-- Exercise brief --
Skip all pictures. Write out the data below from its first line through the line that contains "(0,0) rectangle (773,561);".

-- Given data --
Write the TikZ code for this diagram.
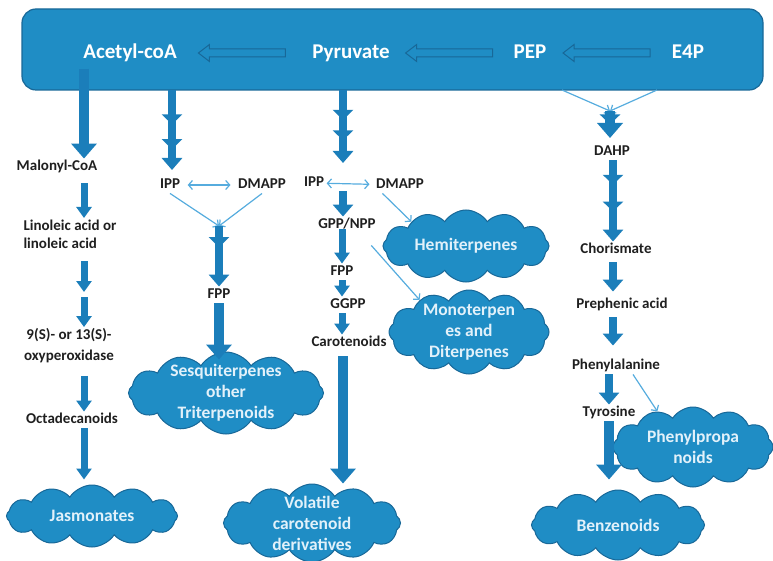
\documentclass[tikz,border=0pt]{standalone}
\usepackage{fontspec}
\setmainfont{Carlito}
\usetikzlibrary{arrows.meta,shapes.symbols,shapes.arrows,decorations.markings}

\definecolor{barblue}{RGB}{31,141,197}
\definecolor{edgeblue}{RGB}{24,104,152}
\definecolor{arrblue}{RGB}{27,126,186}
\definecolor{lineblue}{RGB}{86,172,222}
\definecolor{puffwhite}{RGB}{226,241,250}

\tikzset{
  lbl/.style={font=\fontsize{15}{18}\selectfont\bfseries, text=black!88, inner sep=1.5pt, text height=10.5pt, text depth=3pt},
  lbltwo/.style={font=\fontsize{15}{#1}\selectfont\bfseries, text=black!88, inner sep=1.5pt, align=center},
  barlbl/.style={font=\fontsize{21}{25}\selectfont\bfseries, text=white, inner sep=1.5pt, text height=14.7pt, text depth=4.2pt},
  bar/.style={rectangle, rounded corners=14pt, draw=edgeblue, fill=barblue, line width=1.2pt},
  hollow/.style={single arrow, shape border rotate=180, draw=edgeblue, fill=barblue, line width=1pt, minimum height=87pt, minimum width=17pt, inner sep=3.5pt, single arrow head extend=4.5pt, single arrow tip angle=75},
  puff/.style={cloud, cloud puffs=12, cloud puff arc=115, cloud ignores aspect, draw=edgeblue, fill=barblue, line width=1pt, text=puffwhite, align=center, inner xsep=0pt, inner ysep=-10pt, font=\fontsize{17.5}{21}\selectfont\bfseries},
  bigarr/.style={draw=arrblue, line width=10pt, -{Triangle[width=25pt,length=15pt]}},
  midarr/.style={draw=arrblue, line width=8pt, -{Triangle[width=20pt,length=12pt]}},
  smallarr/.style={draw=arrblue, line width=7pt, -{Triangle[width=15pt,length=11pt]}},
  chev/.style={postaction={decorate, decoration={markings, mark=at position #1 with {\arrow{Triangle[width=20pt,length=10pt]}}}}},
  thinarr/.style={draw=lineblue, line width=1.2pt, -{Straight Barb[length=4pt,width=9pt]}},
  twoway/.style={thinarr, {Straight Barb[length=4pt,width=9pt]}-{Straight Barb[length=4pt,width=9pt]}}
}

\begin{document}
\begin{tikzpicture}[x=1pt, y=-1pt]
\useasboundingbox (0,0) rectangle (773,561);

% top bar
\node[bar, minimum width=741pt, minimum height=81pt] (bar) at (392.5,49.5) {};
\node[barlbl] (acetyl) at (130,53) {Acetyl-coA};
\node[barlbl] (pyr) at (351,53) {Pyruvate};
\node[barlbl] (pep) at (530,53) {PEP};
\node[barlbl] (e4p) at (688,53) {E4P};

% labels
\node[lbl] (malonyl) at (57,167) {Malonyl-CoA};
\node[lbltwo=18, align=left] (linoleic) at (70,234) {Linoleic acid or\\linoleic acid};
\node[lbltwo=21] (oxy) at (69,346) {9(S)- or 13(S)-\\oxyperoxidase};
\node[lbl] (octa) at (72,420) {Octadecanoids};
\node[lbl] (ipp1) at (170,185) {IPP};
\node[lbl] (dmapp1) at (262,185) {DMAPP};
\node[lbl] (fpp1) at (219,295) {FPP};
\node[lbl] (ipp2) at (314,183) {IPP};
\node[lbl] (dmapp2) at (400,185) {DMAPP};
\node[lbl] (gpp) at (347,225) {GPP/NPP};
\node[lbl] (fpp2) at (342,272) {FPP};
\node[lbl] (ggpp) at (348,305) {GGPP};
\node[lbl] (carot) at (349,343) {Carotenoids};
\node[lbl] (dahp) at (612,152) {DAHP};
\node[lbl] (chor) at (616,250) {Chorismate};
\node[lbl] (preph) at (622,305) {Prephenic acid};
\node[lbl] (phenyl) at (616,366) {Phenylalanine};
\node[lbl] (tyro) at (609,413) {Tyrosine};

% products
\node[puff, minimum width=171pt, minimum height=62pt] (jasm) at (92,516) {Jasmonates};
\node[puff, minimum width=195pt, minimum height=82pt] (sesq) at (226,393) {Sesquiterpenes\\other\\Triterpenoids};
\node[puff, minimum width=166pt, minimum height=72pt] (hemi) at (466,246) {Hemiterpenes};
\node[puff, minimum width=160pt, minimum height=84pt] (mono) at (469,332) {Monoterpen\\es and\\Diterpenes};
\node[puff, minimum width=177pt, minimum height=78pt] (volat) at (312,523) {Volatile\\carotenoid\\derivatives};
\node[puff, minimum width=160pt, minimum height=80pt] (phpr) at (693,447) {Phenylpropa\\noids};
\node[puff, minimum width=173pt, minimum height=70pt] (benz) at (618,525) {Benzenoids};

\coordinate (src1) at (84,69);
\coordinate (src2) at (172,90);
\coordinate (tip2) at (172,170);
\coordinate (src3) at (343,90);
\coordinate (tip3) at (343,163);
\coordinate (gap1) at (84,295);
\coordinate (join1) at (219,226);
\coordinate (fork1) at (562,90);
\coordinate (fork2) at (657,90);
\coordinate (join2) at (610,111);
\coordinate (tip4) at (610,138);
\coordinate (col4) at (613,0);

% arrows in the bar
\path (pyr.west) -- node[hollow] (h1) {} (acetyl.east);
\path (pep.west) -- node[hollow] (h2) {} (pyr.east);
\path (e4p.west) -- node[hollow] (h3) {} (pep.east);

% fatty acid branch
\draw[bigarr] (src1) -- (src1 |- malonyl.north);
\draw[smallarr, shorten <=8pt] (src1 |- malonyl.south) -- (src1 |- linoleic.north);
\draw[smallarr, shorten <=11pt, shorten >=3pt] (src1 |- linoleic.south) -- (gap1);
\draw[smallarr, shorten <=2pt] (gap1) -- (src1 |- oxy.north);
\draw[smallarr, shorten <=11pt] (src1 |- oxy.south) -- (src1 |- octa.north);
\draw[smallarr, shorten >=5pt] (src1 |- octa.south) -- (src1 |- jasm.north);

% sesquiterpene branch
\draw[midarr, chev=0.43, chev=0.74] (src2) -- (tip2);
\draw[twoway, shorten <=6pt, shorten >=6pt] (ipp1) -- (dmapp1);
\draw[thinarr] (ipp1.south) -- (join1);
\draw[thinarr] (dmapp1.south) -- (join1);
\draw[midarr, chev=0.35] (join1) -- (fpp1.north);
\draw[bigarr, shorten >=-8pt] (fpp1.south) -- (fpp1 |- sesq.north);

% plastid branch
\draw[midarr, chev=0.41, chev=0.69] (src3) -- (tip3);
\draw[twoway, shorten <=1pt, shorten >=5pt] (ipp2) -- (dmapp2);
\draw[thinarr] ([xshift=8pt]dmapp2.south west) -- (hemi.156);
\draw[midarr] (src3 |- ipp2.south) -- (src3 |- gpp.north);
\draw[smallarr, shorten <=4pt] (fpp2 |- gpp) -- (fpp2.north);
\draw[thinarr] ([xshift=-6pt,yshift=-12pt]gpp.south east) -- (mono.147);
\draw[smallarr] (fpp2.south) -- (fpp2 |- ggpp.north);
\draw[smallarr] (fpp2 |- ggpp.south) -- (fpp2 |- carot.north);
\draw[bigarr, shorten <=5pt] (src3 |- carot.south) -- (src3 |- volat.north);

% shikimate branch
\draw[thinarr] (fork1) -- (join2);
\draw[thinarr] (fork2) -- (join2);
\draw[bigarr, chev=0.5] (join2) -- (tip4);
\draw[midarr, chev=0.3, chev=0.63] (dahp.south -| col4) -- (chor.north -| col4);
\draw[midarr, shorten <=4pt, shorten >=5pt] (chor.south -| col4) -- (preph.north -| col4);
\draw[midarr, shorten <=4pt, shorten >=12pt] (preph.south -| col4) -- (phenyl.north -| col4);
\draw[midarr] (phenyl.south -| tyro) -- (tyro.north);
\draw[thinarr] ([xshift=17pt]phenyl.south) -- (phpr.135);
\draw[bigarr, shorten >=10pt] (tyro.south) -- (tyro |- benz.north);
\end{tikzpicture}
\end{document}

-- Task response --
Write the TikZ code for this diagram.
\documentclass[tikz,border=0pt]{standalone}
\usepackage{fontspec}
\setmainfont{Carlito}
\usetikzlibrary{arrows.meta,shapes.symbols,shapes.arrows,decorations.markings}

\definecolor{barblue}{RGB}{31,141,197}
\definecolor{edgeblue}{RGB}{24,104,152}
\definecolor{arrblue}{RGB}{27,126,186}
\definecolor{lineblue}{RGB}{86,172,222}
\definecolor{puffwhite}{RGB}{226,241,250}

\tikzset{
  lbl/.style={font=\fontsize{15}{18}\selectfont\bfseries, text=black!88, inner sep=1.5pt, text height=10.5pt, text depth=3pt},
  lbltwo/.style={font=\fontsize{15}{#1}\selectfont\bfseries, text=black!88, inner sep=1.5pt, align=center},
  barlbl/.style={font=\fontsize{21}{25}\selectfont\bfseries, text=white, inner sep=1.5pt, text height=14.7pt, text depth=4.2pt},
  bar/.style={rectangle, rounded corners=14pt, draw=edgeblue, fill=barblue, line width=1.2pt},
  hollow/.style={single arrow, shape border rotate=180, draw=edgeblue, fill=barblue, line width=1pt, minimum height=87pt, minimum width=17pt, inner sep=3.5pt, single arrow head extend=4.5pt, single arrow tip angle=75},
  puff/.style={cloud, cloud puffs=12, cloud puff arc=115, cloud ignores aspect, draw=edgeblue, fill=barblue, line width=1pt, text=puffwhite, align=center, inner xsep=0pt, inner ysep=-10pt, font=\fontsize{17.5}{21}\selectfont\bfseries},
  bigarr/.style={draw=arrblue, line width=10pt, -{Triangle[width=25pt,length=15pt]}},
  midarr/.style={draw=arrblue, line width=8pt, -{Triangle[width=20pt,length=12pt]}},
  smallarr/.style={draw=arrblue, line width=7pt, -{Triangle[width=15pt,length=11pt]}},
  chev/.style={postaction={decorate, decoration={markings, mark=at position #1 with {\arrow{Triangle[width=20pt,length=10pt]}}}}},
  thinarr/.style={draw=lineblue, line width=1.2pt, -{Straight Barb[length=4pt,width=9pt]}},
  twoway/.style={thinarr, {Straight Barb[length=4pt,width=9pt]}-{Straight Barb[length=4pt,width=9pt]}}
}

\begin{document}
\begin{tikzpicture}[x=1pt, y=-1pt]
\useasboundingbox (0,0) rectangle (773,561);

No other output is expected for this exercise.